Find and return each line containing "code".

Provided material>
════════════════
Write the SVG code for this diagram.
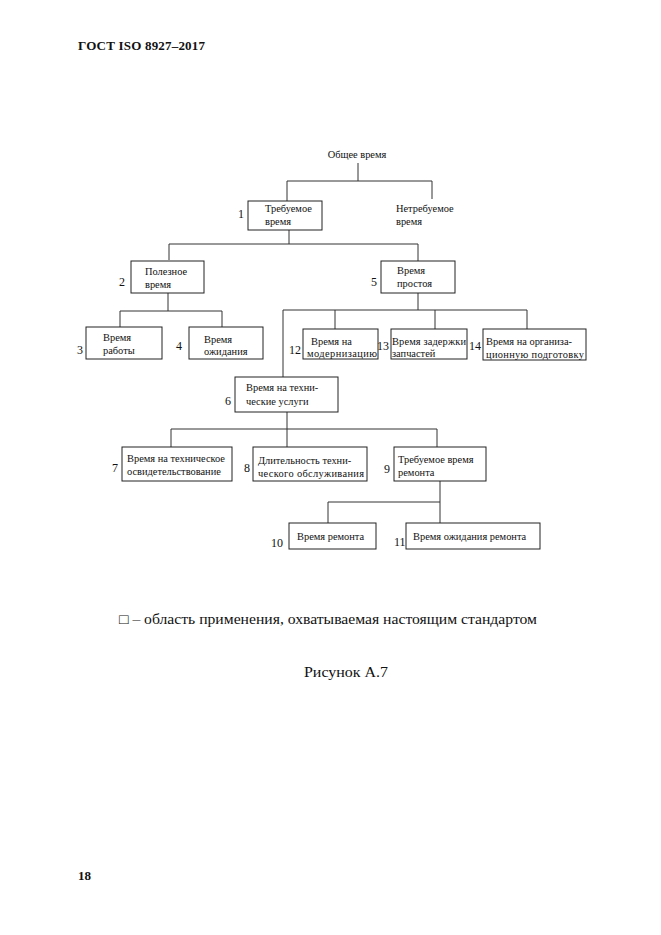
<svg xmlns="http://www.w3.org/2000/svg" width="661" height="935" viewBox="0 0 661 935">
<style>
text{font-family:"Liberation Serif","Times New Roman",serif;fill:#111}
.t{font-size:10.4px}
.n{font-size:12px}
rect{fill:#fff;stroke:#222;stroke-width:1}
#connectors path{fill:none;stroke:#333;stroke-width:1}
</style>
<rect x="0" y="0" width="661" height="935" style="fill:#fff;stroke:none"/>
<text x="78" y="50" style="font-size:13px;font-weight:bold" textLength="127">ГОСТ ISO 8927–2017</text>
<g id="connectors">
<path d="M358 163V181M287 181H432M287 181V201M432 181V199"/>
<path d="M289 230V244M169 244H418M169 244V260M418 244V261"/>
<path d="M168 293V311M120 311H222M120 311V327M222 311V327"/>
<path d="M418 293V310M283 310H527M283 310V377M335 310V329M435 310V329M527 310V329"/>
<path d="M287 412V429M171 429H437M171 429V447M287 429V447M437 429V447"/>
<path d="M440 481V523M328 502H440M328 502V523"/>
</g>
<g id="n0"><text class="t" x="357" y="158" text-anchor="middle">Общее время</text></g>
<g id="n1"><rect x="248" y="201" width="74" height="29"/><text class="n" x="238" y="218">1</text><text class="t" x="265" y="212">Требуемое</text><text class="t" x="265" y="225">время</text></g>
<g id="nn"><text class="t" x="396" y="212">Нетребуемое</text><text class="t" x="396" y="225">время</text></g>
<g id="n2"><rect x="131" y="261" width="73" height="32"/><text class="n" x="119" y="286">2</text><text class="t" x="145" y="275">Полезное</text><text class="t" x="145" y="288">время</text></g>
<g id="n5"><rect x="381" y="261" width="74" height="32"/><text class="n" x="371" y="286">5</text><text class="t" x="397" y="274">Время</text><text class="t" x="397" y="287">простоя</text></g>
<g id="n3"><rect x="86" y="327" width="76" height="32"/><text class="n" x="77" y="354">3</text><text class="t" x="103" y="341">Время</text><text class="t" x="103" y="354">работы</text></g>
<g id="n4"><rect x="189" y="327" width="74" height="32"/><text class="n" x="176" y="350">4</text><text class="t" x="204" y="343">Время</text><text class="t" x="204" y="355">ожидания</text></g>
<g id="n12"><rect x="303" y="329" width="75" height="30"/><text class="n" x="289" y="354">12</text><text class="t" x="311" y="345">Время на</text><text class="t" x="307" y="357" textLength="70">модернизацию</text></g>
<g id="n13"><rect x="391" y="329" width="76" height="30"/><text class="n" x="377" y="350">13</text><text class="t" x="392" y="345" textLength="74">Время задержки</text><text class="t" x="392" y="357">запчастей</text></g>
<g id="n14"><rect x="483" y="329" width="103" height="31"/><text class="n" x="469" y="350">14</text><text class="t" x="486" y="345">Время на организа-</text><text class="t" x="486" y="358" textLength="98">ционную подготовку</text></g>
<g id="n6"><rect x="235" y="377" width="103" height="35"/><text class="n" x="225" y="405">6</text><text class="t" x="246" y="391">Время на техни-</text><text class="t" x="246" y="405">ческие услуги</text></g>
<g id="n7"><rect x="122" y="447" width="110" height="34"/><text class="n" x="112" y="472">7</text><text class="t" x="127" y="462">Время на техническое</text><text class="t" x="127" y="475">освидетельствование</text></g>
<g id="n8"><rect x="253" y="447" width="114" height="34"/><text class="n" x="244" y="472">8</text><text class="t" x="258" y="464">Длительность техни-</text><text class="t" x="258" y="477" textLength="106">ческого обслуживания</text></g>
<g id="n9"><rect x="394" y="447" width="92" height="34"/><text class="n" x="384" y="473">9</text><text class="t" x="398" y="463">Требуемое время</text><text class="t" x="398" y="476">ремонта</text></g>
<g id="n10"><rect x="289" y="523" width="87" height="26"/><text class="n" x="271" y="547">10</text><text class="t" x="297" y="540">Время ремонта</text></g>
<g id="n11"><rect x="406" y="523" width="134" height="26"/><text class="n" x="394" y="546">11</text><text class="t" x="413" y="540">Время ожидания ремонта</text></g>
<text x="119" y="624" style="font-size:14px" textLength="418" lengthAdjust="spacingAndGlyphs">□ – область применения, охватываемая настоящим стандартом</text>
<text x="304" y="677" style="font-size:14px" textLength="84" lengthAdjust="spacingAndGlyphs">Рисунок А.7</text>
<text x="78" y="880" style="font-size:13px;font-weight:bold">18</text>
</svg>
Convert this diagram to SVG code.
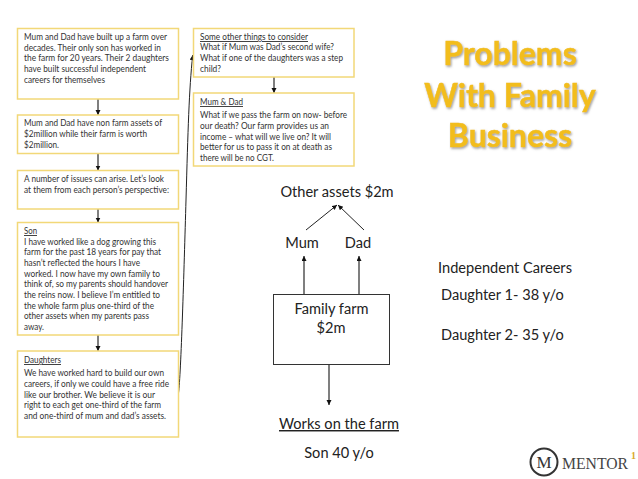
<svg xmlns="http://www.w3.org/2000/svg" width="638" height="479" viewBox="0 0 638 479">
<style>
text{font-family:Lato,"Open Sans","Liberation Sans",sans-serif;fill:#222}
.b rect{fill:#fff;stroke:#f2d878;stroke-width:1.5}
.b text{font-size:9.2px;fill:#333}
.u{text-decoration:underline}
.l{font-size:14.6px}
.c{text-anchor:middle}
.t{font-size:32px;font-weight:700;fill:#f2bd1d;stroke:#f2bd1d;stroke-width:.5;text-anchor:middle;filter:url(#s)}
.k{stroke:#222;stroke-width:1;fill:none;marker-end:url(#a)}
.g{stroke:#555;stroke-width:1.5;fill:none;marker-end:url(#a)}
.m{font-family:"Liberation Serif",serif;fill:#444}
</style>
<defs>
<marker id="a" markerUnits="userSpaceOnUse" markerWidth="6" markerHeight="6" refX="5" refY="2.5" orient="auto"><path d="M0 0L5 2.500L0 5z" fill="#111"/></marker>
<filter id="s" x="-5%" y="-10%" width="110%" height="125%"><feDropShadow dx="1" dy="1.5" stdDeviation="0.8" flood-color="#777" flood-opacity=".7"/></filter>
</defs>
<rect width="638" height="479" fill="#fff"/>
<g id="connectors">
<path class="g" d="M98 99V115"/>
<path class="g" d="M98 153.500V170.500"/>
<path class="g" d="M98 209V222.500"/>
<path class="g" d="M98 335V351"/>
<path class="g" d="M274 77V93"/>
<path class="k" d="M178.500 393C181 375 184 270 186 200S189 90 192.700 55"/>
<path class="k" d="M306 230L337 205"/>
<path class="k" d="M364 230L338 205"/>
<path class="g" d="M304 294V256"/>
<path class="g" d="M359 294V256"/>
<path class="g" d="M329 365V405"/>
</g>
<g id="box1" class="b"><rect x="17.500" y="28.500" width="161" height="70.500"/>
<text x="24" y="40" textLength="143" lengthAdjust="spacingAndGlyphs">Mum and Dad have built up a farm over</text><text x="24" y="50.500" textLength="137" lengthAdjust="spacingAndGlyphs">decades.  Their only son has worked in</text><text x="24" y="61" textLength="145" lengthAdjust="spacingAndGlyphs">the farm for 20 years.  Their 2 daughters</text><text x="24" y="72" textLength="122" lengthAdjust="spacingAndGlyphs">have built successful independent</text><text x="24" y="82.500" textLength="81" lengthAdjust="spacingAndGlyphs">careers for themselves</text></g>
<g id="box2" class="b"><rect x="17.500" y="115" width="161" height="38.500"/>
<text x="24" y="126" textLength="138" lengthAdjust="spacingAndGlyphs">Mum and Dad have non farm assets of</text><text x="24" y="137" textLength="123" lengthAdjust="spacingAndGlyphs">$2million while their farm is worth</text><text x="24" y="148" textLength="35" lengthAdjust="spacingAndGlyphs">$2million.</text></g>
<g id="box3" class="b"><rect x="17.500" y="170.500" width="161" height="38.500"/>
<text x="24" y="182" textLength="140" lengthAdjust="spacingAndGlyphs">A number of issues can arise. Let’s look</text><text x="24" y="192.500" textLength="145" lengthAdjust="spacingAndGlyphs">at them from each person’s perspective:</text></g>
<g id="box4" class="b"><rect x="17.500" y="222.500" width="161" height="112.500"/>
<text x="24" y="234" class="u" textLength="13" lengthAdjust="spacingAndGlyphs">Son</text><text x="24" y="244.500" textLength="132" lengthAdjust="spacingAndGlyphs">I have worked like a dog growing this</text><text x="24" y="255" textLength="137" lengthAdjust="spacingAndGlyphs">farm for the past 18 years for pay that</text><text x="24" y="266" textLength="116" lengthAdjust="spacingAndGlyphs">hasn’t reflected the hours I have</text><text x="24" y="276.500" textLength="136" lengthAdjust="spacingAndGlyphs">worked.  I now have my own family to</text><text x="24" y="287" textLength="144" lengthAdjust="spacingAndGlyphs">think of, so my parents should handover</text><text x="24" y="298" textLength="136" lengthAdjust="spacingAndGlyphs">the reins now. I believe I’m entitled to</text><text x="24" y="308.500" textLength="130" lengthAdjust="spacingAndGlyphs">the whole farm plus one-third of the</text><text x="24" y="319" textLength="125" lengthAdjust="spacingAndGlyphs">other assets when my parents pass</text><text x="24" y="330" textLength="20" lengthAdjust="spacingAndGlyphs">away.</text></g>
<g id="box5" class="b"><rect x="17.500" y="351" width="161" height="86"/>
<text x="24" y="363" class="u" textLength="37" lengthAdjust="spacingAndGlyphs">Daughters</text><text x="24" y="376" textLength="140" lengthAdjust="spacingAndGlyphs">We have worked hard to build our own</text><text x="24" y="387" textLength="145" lengthAdjust="spacingAndGlyphs">careers, if only we could have a free ride</text><text x="24" y="397.500" textLength="131" lengthAdjust="spacingAndGlyphs">like our brother.  We believe it is our</text><text x="24" y="408" textLength="137" lengthAdjust="spacingAndGlyphs">right to each get one-third of the farm</text><text x="24" y="418.500" textLength="142" lengthAdjust="spacingAndGlyphs">and one-third of mum and dad’s assets.</text></g>
<g id="box6" class="b"><rect x="193.500" y="28.500" width="160.500" height="48.500"/>
<text x="200" y="40" class="u" textLength="108" lengthAdjust="spacingAndGlyphs">Some other things to consider</text><text x="200" y="50" textLength="134" lengthAdjust="spacingAndGlyphs">What if Mum was Dad’s second wife?</text><text x="200" y="61" textLength="143" lengthAdjust="spacingAndGlyphs">What if one of the daughters was a step</text><text x="200" y="72" textLength="21" lengthAdjust="spacingAndGlyphs">child?</text></g>
<g id="box7" class="b"><rect x="193.500" y="93" width="160.500" height="73"/>
<text x="200" y="105" class="u" textLength="43" lengthAdjust="spacingAndGlyphs">Mum &amp; Dad</text><text x="200" y="118" textLength="147" lengthAdjust="spacingAndGlyphs">What if we pass the farm on now- before</text><text x="200" y="128.500" textLength="129" lengthAdjust="spacingAndGlyphs">our death?  Our farm provides us an</text><text x="200" y="139.500" textLength="131" lengthAdjust="spacingAndGlyphs">income – what will we live on? It will</text><text x="200" y="150" textLength="132" lengthAdjust="spacingAndGlyphs">better for us to pass it on at death as</text><text x="200" y="161" textLength="74" lengthAdjust="spacingAndGlyphs">there will be no CGT.</text></g>
<g id="title"><text class="t" x="510" y="65">Problems</text><text class="t" x="510" y="107">With Family</text><text class="t" x="510" y="147">Business</text></g>
<g id="other-assets"><text class="l c" x="337" y="197">Other assets $2m</text></g>
<g id="mum"><text class="l c" x="302" y="248">Mum</text></g>
<g id="dad"><text class="l c" x="358" y="248">Dad</text></g>
<g id="family-farm"><rect x="273.500" y="294.500" width="116" height="70" fill="#fff" stroke="#333" stroke-width="1"/><text class="l c" x="331.500" y="313.500">Family farm</text><text class="l c" x="331" y="333">$2m</text></g>
<g id="works"><text class="l c u" x="339" y="429">Works on the farm</text></g>
<g id="son"><text class="l c" x="339" y="458">Son 40 y/o</text></g>
<g id="careers"><text class="l c" x="505" y="273">Independent Careers</text><text class="l" x="441" y="300">Daughter 1- 38 y/o</text><text class="l" x="441" y="340">Daughter 2- 35 y/o</text></g>
<g id="logo"><circle cx="544" cy="462" r="13.500" fill="#fff" stroke="#333" stroke-width="2"/><text class="m" x="544" y="468" text-anchor="middle" style="font-size:17px;fill:#333">M</text><text class="m" x="562" y="469" textLength="66" lengthAdjust="spacingAndGlyphs" style="font-size:16px">MENTOR</text><text class="m" x="631" y="459" style="font-size:10px;font-weight:700;fill:#d9a92a">1</text></g>
</svg>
════════════════
Written response>
Write the SVG code for this diagram.
Convert this diagram to SVG code.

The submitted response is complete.